Reproduce all records verbatim.
Begin Record set
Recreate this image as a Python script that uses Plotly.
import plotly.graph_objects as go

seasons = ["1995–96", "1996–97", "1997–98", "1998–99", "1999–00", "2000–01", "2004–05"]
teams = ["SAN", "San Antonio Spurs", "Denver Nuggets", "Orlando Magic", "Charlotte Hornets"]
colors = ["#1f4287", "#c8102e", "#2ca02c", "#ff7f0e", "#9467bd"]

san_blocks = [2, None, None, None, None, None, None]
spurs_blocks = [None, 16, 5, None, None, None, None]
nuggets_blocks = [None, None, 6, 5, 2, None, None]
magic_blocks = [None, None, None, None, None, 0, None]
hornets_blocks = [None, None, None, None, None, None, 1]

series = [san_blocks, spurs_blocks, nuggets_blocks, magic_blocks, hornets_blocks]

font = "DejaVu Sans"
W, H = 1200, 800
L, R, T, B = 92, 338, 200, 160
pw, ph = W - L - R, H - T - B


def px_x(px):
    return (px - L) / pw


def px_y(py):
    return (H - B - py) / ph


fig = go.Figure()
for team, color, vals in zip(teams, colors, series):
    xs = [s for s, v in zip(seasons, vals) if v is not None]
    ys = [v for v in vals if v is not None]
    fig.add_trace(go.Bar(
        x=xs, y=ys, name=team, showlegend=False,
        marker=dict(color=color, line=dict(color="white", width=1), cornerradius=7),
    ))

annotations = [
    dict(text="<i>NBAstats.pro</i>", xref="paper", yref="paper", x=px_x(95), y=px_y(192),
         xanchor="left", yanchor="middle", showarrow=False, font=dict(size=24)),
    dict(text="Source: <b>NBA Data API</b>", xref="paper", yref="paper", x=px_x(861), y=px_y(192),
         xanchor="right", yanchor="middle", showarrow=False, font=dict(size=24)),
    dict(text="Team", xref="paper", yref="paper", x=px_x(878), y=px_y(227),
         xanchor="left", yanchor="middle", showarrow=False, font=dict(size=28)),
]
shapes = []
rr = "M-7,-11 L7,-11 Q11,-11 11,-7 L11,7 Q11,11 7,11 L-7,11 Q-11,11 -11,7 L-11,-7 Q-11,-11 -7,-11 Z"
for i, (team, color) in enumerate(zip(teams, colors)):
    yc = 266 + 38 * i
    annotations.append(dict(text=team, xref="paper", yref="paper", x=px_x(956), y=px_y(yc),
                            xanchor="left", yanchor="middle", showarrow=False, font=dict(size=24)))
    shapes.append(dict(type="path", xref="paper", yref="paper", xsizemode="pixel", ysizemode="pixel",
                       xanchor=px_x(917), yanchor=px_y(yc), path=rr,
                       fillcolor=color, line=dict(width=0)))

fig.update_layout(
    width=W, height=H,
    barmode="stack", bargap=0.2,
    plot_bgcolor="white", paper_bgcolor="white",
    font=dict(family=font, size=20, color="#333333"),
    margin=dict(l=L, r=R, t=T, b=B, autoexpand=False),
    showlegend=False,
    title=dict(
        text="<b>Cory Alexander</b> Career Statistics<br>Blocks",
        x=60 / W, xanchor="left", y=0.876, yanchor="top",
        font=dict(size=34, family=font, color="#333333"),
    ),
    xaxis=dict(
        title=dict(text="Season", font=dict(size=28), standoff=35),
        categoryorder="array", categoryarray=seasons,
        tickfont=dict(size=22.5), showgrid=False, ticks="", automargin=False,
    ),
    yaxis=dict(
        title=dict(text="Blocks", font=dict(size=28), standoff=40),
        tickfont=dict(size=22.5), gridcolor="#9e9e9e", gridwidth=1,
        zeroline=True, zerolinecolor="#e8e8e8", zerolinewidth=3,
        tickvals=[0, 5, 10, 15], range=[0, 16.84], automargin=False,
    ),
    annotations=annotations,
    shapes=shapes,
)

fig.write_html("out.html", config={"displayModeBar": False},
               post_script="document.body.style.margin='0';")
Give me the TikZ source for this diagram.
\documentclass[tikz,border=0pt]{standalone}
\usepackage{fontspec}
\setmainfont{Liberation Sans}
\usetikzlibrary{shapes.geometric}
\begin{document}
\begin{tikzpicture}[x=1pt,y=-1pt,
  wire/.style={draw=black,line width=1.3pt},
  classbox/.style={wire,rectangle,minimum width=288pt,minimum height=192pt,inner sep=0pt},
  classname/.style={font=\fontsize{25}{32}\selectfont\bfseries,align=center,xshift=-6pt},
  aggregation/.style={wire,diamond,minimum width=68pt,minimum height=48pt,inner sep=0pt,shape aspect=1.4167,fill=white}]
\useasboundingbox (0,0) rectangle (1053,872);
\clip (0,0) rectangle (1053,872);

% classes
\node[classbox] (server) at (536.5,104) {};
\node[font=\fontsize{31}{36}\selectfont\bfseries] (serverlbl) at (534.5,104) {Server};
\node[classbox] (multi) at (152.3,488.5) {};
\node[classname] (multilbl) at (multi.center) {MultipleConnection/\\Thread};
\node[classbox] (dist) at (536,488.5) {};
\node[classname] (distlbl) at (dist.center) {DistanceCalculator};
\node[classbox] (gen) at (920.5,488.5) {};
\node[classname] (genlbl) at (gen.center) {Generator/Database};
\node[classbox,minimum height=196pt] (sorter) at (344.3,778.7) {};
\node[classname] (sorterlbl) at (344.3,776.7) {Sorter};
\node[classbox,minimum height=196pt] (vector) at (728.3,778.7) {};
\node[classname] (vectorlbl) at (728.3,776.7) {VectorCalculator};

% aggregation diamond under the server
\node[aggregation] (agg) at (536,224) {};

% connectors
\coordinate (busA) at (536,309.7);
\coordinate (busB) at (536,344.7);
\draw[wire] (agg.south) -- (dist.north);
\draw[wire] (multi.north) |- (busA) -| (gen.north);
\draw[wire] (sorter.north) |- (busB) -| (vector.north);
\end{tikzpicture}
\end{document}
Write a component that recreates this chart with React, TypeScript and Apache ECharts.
End Record set
§ **Answer to this task**:
Recreate this image as a Python script that uses Plotly.
import plotly.graph_objects as go

seasons = ["1995–96", "1996–97", "1997–98", "1998–99", "1999–00", "2000–01", "2004–05"]
teams = ["SAN", "San Antonio Spurs", "Denver Nuggets", "Orlando Magic", "Charlotte Hornets"]
colors = ["#1f4287", "#c8102e", "#2ca02c", "#ff7f0e", "#9467bd"]

san_blocks = [2, None, None, None, None, None, None]
spurs_blocks = [None, 16, 5, None, None, None, None]
nuggets_blocks = [None, None, 6, 5, 2, None, None]
magic_blocks = [None, None, None, None, None, 0, None]
hornets_blocks = [None, None, None, None, None, None, 1]

series = [san_blocks, spurs_blocks, nuggets_blocks, magic_blocks, hornets_blocks]

font = "DejaVu Sans"
W, H = 1200, 800
L, R, T, B = 92, 338, 200, 160
pw, ph = W - L - R, H - T - B


def px_x(px):
    return (px - L) / pw


def px_y(py):
    return (H - B - py) / ph


fig = go.Figure()
for team, color, vals in zip(teams, colors, series):
    xs = [s for s, v in zip(seasons, vals) if v is not None]
    ys = [v for v in vals if v is not None]
    fig.add_trace(go.Bar(
        x=xs, y=ys, name=team, showlegend=False,
        marker=dict(color=color, line=dict(color="white", width=1), cornerradius=7),
    ))

annotations = [
    dict(text="<i>NBAstats.pro</i>", xref="paper", yref="paper", x=px_x(95), y=px_y(192),
         xanchor="left", yanchor="middle", showarrow=False, font=dict(size=24)),
    dict(text="Source: <b>NBA Data API</b>", xref="paper", yref="paper", x=px_x(861), y=px_y(192),
         xanchor="right", yanchor="middle", showarrow=False, font=dict(size=24)),
    dict(text="Team", xref="paper", yref="paper", x=px_x(878), y=px_y(227),
         xanchor="left", yanchor="middle", showarrow=False, font=dict(size=28)),
]
shapes = []
rr = "M-7,-11 L7,-11 Q11,-11 11,-7 L11,7 Q11,11 7,11 L-7,11 Q-11,11 -11,7 L-11,-7 Q-11,-11 -7,-11 Z"
for i, (team, color) in enumerate(zip(teams, colors)):
    yc = 266 + 38 * i
    annotations.append(dict(text=team, xref="paper", yref="paper", x=px_x(956), y=px_y(yc),
                            xanchor="left", yanchor="middle", showarrow=False, font=dict(size=24)))
    shapes.append(dict(type="path", xref="paper", yref="paper", xsizemode="pixel", ysizemode="pixel",
                       xanchor=px_x(917), yanchor=px_y(yc), path=rr,
                       fillcolor=color, line=dict(width=0)))

fig.update_layout(
    width=W, height=H,
    barmode="stack", bargap=0.2,
    plot_bgcolor="white", paper_bgcolor="white",
    font=dict(family=font, size=20, color="#333333"),
    margin=dict(l=L, r=R, t=T, b=B, autoexpand=False),
    showlegend=False,
    title=dict(
        text="<b>Cory Alexander</b> Career Statistics<br>Blocks",
        x=60 / W, xanchor="left", y=0.876, yanchor="top",
        font=dict(size=34, family=font, color="#333333"),
    ),
    xaxis=dict(
        title=dict(text="Season", font=dict(size=28), standoff=35),
        categoryorder="array", categoryarray=seasons,
        tickfont=dict(size=22.5), showgrid=False, ticks="", automargin=False,
    ),
    yaxis=dict(
        title=dict(text="Blocks", font=dict(size=28), standoff=40),
        tickfont=dict(size=22.5), gridcolor="#9e9e9e", gridwidth=1,
        zeroline=True, zerolinecolor="#e8e8e8", zerolinewidth=3,
        tickvals=[0, 5, 10, 15], range=[0, 16.84], automargin=False,
    ),
    annotations=annotations,
    shapes=shapes,
)

fig.write_html("out.html", config={"displayModeBar": False},
               post_script="document.body.style.margin='0';")
Give me the TikZ source for this diagram.
\documentclass[tikz,border=0pt]{standalone}
\usepackage{fontspec}
\setmainfont{Liberation Sans}
\usetikzlibrary{shapes.geometric}
\begin{document}
\begin{tikzpicture}[x=1pt,y=-1pt,
  wire/.style={draw=black,line width=1.3pt},
  classbox/.style={wire,rectangle,minimum width=288pt,minimum height=192pt,inner sep=0pt},
  classname/.style={font=\fontsize{25}{32}\selectfont\bfseries,align=center,xshift=-6pt},
  aggregation/.style={wire,diamond,minimum width=68pt,minimum height=48pt,inner sep=0pt,shape aspect=1.4167,fill=white}]
\useasboundingbox (0,0) rectangle (1053,872);
\clip (0,0) rectangle (1053,872);

% classes
\node[classbox] (server) at (536.5,104) {};
\node[font=\fontsize{31}{36}\selectfont\bfseries] (serverlbl) at (534.5,104) {Server};
\node[classbox] (multi) at (152.3,488.5) {};
\node[classname] (multilbl) at (multi.center) {MultipleConnection/\\Thread};
\node[classbox] (dist) at (536,488.5) {};
\node[classname] (distlbl) at (dist.center) {DistanceCalculator};
\node[classbox] (gen) at (920.5,488.5) {};
\node[classname] (genlbl) at (gen.center) {Generator/Database};
\node[classbox,minimum height=196pt] (sorter) at (344.3,778.7) {};
\node[classname] (sorterlbl) at (344.3,776.7) {Sorter};
\node[classbox,minimum height=196pt] (vector) at (728.3,778.7) {};
\node[classname] (vectorlbl) at (728.3,776.7) {VectorCalculator};

% aggregation diamond under the server
\node[aggregation] (agg) at (536,224) {};

% connectors
\coordinate (busA) at (536,309.7);
\coordinate (busB) at (536,344.7);
\draw[wire] (agg.south) -- (dist.north);
\draw[wire] (multi.north) |- (busA) -| (gen.north);
\draw[wire] (sorter.north) |- (busB) -| (vector.north);
\end{tikzpicture}
\end{document}
Write a component that recreates this chart with React, TypeScript and Apache ECharts.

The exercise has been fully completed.